Entries taken from a collection:
* start *

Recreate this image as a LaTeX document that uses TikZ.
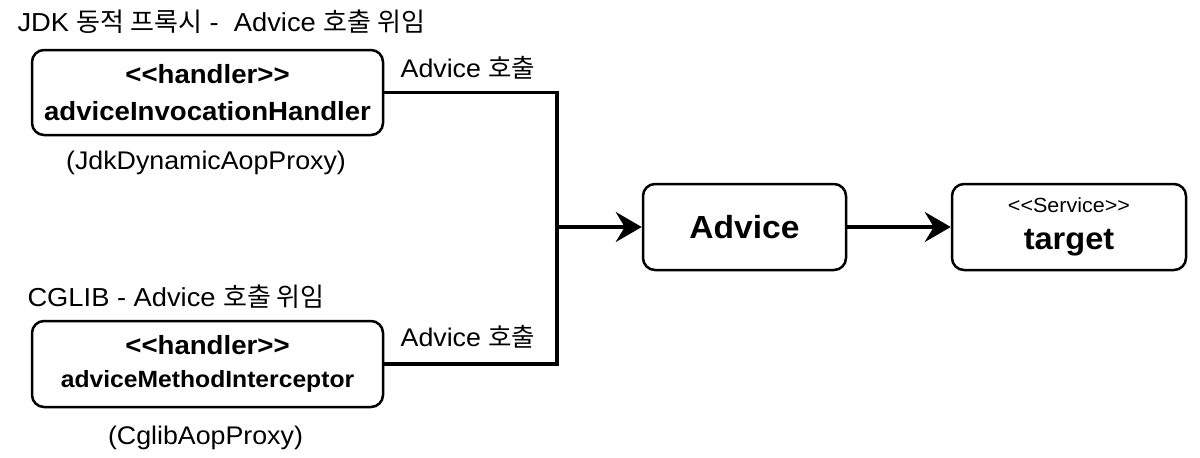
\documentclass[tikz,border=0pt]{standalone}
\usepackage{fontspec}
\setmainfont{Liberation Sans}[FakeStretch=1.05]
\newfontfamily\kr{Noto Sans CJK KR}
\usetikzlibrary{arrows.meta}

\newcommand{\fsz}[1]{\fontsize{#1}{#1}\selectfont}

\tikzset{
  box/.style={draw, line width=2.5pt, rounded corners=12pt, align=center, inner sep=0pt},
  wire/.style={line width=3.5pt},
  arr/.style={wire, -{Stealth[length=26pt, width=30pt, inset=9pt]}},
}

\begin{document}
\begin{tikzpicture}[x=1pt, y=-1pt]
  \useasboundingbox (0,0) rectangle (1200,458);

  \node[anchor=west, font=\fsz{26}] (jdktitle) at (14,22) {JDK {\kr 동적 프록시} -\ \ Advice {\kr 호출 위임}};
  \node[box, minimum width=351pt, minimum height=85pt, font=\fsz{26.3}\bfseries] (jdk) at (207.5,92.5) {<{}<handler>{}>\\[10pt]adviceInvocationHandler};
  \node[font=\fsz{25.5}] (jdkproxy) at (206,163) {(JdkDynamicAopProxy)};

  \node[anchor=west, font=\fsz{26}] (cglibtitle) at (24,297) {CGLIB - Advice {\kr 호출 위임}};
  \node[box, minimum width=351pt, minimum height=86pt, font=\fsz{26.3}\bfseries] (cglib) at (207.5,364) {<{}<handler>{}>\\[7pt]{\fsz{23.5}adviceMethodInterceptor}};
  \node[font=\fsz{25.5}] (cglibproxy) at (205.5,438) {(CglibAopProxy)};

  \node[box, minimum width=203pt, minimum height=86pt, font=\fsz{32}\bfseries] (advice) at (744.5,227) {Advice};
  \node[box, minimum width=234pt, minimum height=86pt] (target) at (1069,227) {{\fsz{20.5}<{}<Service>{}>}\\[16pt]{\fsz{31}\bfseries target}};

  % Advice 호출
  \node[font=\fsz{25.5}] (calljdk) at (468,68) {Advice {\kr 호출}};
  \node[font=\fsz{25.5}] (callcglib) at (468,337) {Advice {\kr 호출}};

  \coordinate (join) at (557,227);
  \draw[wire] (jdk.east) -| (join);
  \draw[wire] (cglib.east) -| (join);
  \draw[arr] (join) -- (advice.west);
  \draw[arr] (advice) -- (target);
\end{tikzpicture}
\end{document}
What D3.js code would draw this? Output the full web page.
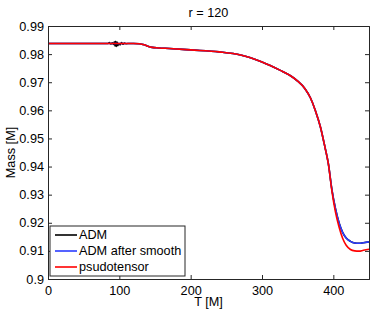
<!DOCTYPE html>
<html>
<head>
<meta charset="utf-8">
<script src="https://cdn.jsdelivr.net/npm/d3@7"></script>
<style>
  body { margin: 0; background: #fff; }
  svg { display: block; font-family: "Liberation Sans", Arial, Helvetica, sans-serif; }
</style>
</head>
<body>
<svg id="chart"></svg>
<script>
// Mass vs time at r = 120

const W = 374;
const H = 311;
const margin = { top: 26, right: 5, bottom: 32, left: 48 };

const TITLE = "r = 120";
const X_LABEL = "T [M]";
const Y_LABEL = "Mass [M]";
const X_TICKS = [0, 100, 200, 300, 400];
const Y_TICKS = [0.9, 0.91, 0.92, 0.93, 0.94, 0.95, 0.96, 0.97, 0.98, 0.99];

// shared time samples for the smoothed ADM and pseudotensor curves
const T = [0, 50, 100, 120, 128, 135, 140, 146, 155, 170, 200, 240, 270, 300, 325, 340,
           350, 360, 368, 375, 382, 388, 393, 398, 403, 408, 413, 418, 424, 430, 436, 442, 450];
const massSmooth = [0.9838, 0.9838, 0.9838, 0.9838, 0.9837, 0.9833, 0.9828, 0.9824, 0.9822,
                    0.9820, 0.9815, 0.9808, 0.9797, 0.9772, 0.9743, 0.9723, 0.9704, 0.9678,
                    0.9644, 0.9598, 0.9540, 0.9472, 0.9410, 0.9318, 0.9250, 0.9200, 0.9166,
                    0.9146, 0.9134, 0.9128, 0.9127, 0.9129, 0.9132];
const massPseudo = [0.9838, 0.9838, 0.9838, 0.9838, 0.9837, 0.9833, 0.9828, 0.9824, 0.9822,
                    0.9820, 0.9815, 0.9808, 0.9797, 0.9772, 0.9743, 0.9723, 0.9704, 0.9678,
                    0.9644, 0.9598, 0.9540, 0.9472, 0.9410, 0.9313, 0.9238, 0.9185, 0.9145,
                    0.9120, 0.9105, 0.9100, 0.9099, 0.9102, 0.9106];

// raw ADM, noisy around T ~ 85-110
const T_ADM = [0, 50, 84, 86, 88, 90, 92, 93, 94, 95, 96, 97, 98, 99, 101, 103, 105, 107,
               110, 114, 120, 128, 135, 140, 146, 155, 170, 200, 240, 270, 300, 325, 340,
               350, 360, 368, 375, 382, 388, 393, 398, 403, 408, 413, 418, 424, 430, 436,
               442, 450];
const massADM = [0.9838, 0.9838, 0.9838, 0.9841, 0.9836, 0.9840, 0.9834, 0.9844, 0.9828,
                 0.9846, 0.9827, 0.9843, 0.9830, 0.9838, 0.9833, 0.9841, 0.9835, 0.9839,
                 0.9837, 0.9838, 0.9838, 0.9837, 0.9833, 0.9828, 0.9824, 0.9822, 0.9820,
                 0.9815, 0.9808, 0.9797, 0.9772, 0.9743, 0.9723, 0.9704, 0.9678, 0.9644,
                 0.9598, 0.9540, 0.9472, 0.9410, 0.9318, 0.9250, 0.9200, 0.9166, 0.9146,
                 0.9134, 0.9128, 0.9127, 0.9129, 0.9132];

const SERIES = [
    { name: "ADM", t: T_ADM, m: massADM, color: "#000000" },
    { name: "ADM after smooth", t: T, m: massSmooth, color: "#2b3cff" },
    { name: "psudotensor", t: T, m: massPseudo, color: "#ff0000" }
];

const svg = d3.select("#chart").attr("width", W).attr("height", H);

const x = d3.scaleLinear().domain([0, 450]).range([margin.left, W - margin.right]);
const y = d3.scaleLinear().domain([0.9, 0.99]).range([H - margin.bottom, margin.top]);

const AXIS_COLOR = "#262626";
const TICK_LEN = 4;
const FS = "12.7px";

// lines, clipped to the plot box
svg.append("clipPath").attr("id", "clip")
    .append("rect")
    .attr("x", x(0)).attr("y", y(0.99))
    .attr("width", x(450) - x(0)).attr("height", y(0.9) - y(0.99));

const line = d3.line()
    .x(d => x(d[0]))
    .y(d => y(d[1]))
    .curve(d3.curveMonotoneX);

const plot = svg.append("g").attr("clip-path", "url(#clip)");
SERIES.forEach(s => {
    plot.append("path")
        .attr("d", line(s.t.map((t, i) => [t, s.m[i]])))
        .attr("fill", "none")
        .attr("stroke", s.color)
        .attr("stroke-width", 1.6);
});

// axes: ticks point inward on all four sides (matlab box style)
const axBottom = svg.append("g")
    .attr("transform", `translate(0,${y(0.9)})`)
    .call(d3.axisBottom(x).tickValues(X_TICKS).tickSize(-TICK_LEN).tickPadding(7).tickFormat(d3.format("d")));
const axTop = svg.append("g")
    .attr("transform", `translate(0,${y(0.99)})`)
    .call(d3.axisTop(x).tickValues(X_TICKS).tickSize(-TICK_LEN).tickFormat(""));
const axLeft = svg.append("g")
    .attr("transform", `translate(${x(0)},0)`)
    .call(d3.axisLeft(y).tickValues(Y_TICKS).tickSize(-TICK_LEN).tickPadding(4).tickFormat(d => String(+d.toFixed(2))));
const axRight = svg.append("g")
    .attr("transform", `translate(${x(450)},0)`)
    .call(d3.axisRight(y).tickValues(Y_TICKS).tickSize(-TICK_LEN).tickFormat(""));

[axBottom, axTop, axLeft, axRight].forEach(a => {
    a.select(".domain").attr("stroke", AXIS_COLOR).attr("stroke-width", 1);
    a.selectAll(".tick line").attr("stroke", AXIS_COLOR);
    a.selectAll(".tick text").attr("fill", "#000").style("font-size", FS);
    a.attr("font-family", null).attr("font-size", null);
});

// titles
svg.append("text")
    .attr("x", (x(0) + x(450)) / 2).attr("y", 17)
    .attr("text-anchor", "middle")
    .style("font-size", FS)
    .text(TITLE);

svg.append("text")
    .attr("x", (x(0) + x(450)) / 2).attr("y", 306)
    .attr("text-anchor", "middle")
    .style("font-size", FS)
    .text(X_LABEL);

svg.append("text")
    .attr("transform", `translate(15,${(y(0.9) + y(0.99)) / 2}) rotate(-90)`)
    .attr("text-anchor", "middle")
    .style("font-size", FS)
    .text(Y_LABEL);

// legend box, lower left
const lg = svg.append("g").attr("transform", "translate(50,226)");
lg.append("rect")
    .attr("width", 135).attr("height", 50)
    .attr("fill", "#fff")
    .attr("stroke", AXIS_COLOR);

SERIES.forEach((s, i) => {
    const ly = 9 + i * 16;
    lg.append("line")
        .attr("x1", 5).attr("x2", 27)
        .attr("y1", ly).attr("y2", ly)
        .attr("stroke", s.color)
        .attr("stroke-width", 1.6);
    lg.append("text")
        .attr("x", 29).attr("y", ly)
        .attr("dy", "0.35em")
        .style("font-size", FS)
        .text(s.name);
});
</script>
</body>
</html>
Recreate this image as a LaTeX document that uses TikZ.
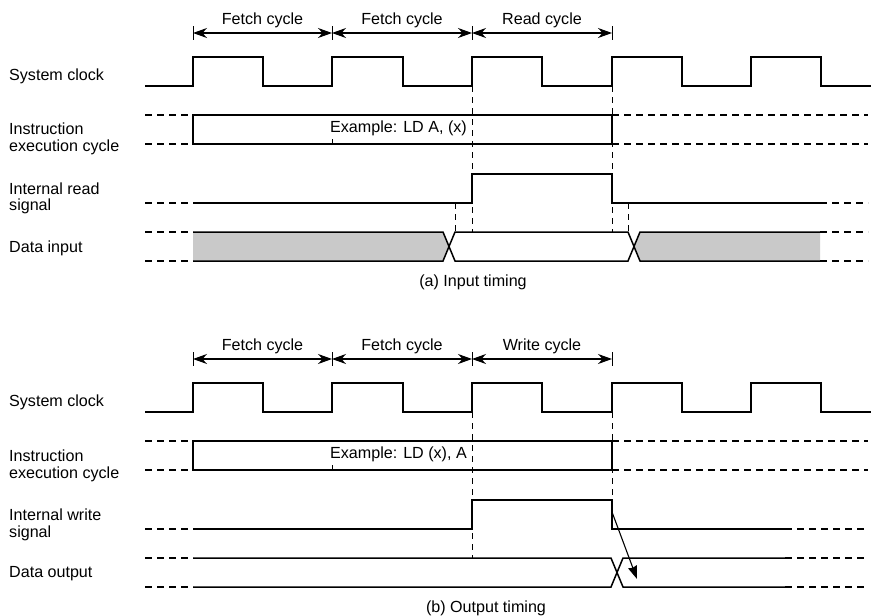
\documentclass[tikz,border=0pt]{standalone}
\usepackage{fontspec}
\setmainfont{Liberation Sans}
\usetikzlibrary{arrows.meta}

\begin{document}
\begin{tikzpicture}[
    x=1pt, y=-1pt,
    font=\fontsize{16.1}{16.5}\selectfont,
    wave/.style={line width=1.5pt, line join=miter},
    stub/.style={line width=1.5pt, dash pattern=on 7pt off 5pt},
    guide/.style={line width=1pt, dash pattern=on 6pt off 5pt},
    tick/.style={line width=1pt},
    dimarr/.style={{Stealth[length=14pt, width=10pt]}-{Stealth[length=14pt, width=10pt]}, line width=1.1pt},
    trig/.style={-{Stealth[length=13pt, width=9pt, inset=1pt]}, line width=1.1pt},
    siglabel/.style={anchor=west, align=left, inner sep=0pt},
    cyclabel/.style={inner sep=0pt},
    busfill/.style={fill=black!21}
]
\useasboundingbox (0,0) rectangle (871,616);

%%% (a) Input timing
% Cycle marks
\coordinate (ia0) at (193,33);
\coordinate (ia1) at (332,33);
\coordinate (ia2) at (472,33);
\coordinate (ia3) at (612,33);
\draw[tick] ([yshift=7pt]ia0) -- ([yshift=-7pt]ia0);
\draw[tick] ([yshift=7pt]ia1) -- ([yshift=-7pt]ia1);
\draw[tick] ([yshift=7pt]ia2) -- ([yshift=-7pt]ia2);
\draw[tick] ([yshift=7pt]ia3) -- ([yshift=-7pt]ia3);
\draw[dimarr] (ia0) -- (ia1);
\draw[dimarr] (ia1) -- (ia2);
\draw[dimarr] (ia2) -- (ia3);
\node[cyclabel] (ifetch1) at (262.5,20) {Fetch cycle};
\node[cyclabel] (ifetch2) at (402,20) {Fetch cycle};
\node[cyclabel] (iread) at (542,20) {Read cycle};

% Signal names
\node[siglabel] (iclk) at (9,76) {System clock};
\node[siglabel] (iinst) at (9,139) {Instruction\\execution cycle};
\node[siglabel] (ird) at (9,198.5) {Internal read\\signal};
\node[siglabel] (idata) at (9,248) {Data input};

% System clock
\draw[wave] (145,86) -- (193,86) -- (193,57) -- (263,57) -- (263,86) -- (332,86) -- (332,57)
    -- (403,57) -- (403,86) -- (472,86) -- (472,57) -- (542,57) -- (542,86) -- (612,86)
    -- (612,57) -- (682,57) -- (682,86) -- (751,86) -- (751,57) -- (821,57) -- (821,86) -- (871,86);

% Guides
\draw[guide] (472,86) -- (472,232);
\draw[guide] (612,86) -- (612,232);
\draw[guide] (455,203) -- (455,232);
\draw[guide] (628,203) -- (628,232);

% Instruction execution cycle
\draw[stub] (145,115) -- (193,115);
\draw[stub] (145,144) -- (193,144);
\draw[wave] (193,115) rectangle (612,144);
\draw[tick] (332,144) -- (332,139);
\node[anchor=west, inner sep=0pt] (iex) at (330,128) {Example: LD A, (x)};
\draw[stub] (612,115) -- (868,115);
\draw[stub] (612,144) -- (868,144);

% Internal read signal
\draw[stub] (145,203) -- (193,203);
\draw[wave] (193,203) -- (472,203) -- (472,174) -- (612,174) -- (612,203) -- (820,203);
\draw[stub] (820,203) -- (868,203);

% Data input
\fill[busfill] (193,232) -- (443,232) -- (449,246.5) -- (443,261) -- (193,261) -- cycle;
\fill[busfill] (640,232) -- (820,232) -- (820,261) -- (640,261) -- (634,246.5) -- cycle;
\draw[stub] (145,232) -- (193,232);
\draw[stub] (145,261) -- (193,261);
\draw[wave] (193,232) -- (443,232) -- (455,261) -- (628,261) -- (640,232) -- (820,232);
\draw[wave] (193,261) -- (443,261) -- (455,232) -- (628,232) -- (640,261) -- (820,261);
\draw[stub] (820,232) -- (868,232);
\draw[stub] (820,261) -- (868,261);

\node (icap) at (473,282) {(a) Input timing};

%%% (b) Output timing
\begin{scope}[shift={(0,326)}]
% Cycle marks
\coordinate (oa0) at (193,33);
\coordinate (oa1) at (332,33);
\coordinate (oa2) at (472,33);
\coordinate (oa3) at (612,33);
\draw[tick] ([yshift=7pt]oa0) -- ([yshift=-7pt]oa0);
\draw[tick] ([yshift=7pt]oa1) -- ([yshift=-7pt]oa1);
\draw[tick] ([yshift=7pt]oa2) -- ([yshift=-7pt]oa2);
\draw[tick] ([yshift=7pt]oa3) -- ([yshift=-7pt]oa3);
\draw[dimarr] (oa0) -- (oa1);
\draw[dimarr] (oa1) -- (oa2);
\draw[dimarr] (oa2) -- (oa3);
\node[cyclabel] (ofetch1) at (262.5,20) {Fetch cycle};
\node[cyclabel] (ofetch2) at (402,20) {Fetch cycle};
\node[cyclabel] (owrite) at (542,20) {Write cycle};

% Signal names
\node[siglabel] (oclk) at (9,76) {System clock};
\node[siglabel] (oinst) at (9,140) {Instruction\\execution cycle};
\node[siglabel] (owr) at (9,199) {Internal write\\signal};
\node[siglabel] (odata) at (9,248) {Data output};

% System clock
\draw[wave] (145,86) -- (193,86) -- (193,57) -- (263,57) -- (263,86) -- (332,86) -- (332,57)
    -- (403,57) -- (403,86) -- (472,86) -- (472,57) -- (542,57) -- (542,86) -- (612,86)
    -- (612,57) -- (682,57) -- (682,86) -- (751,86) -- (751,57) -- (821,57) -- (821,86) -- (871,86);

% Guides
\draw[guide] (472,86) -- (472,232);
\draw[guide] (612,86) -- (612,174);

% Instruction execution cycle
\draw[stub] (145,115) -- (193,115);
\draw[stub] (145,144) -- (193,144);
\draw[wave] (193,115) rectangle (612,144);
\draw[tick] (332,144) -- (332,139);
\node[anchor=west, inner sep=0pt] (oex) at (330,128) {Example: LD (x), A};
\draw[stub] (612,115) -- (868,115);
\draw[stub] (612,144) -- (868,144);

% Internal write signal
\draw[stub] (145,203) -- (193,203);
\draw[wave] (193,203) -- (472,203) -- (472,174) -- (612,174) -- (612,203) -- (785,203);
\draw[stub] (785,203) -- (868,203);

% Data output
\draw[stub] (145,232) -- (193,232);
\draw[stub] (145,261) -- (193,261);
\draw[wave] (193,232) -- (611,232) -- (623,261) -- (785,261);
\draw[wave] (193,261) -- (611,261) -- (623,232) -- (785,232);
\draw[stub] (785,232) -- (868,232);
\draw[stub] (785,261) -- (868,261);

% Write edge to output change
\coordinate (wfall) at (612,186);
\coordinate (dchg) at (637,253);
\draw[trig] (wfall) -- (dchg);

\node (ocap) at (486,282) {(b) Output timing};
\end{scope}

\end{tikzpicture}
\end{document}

* end *

Above are records; repeat only the lines from the line with "What D3.js code" through the line with "0.97, 0.98, 0.99];", and leave pictures out.

What D3.js code would draw this? Output the full web page.
<!DOCTYPE html>
<html>
<head>
<meta charset="utf-8">
<script src="https://cdn.jsdelivr.net/npm/d3@7"></script>
<style>
  body { margin: 0; background: #fff; }
  svg { display: block; font-family: "Liberation Sans", Arial, Helvetica, sans-serif; }
</style>
</head>
<body>
<svg id="chart"></svg>
<script>
// Mass vs time at r = 120

const W = 374;
const H = 311;
const margin = { top: 26, right: 5, bottom: 32, left: 48 };

const TITLE = "r = 120";
const X_LABEL = "T [M]";
const Y_LABEL = "Mass [M]";
const X_TICKS = [0, 100, 200, 300, 400];
const Y_TICKS = [0.9, 0.91, 0.92, 0.93, 0.94, 0.95, 0.96, 0.97, 0.98, 0.99];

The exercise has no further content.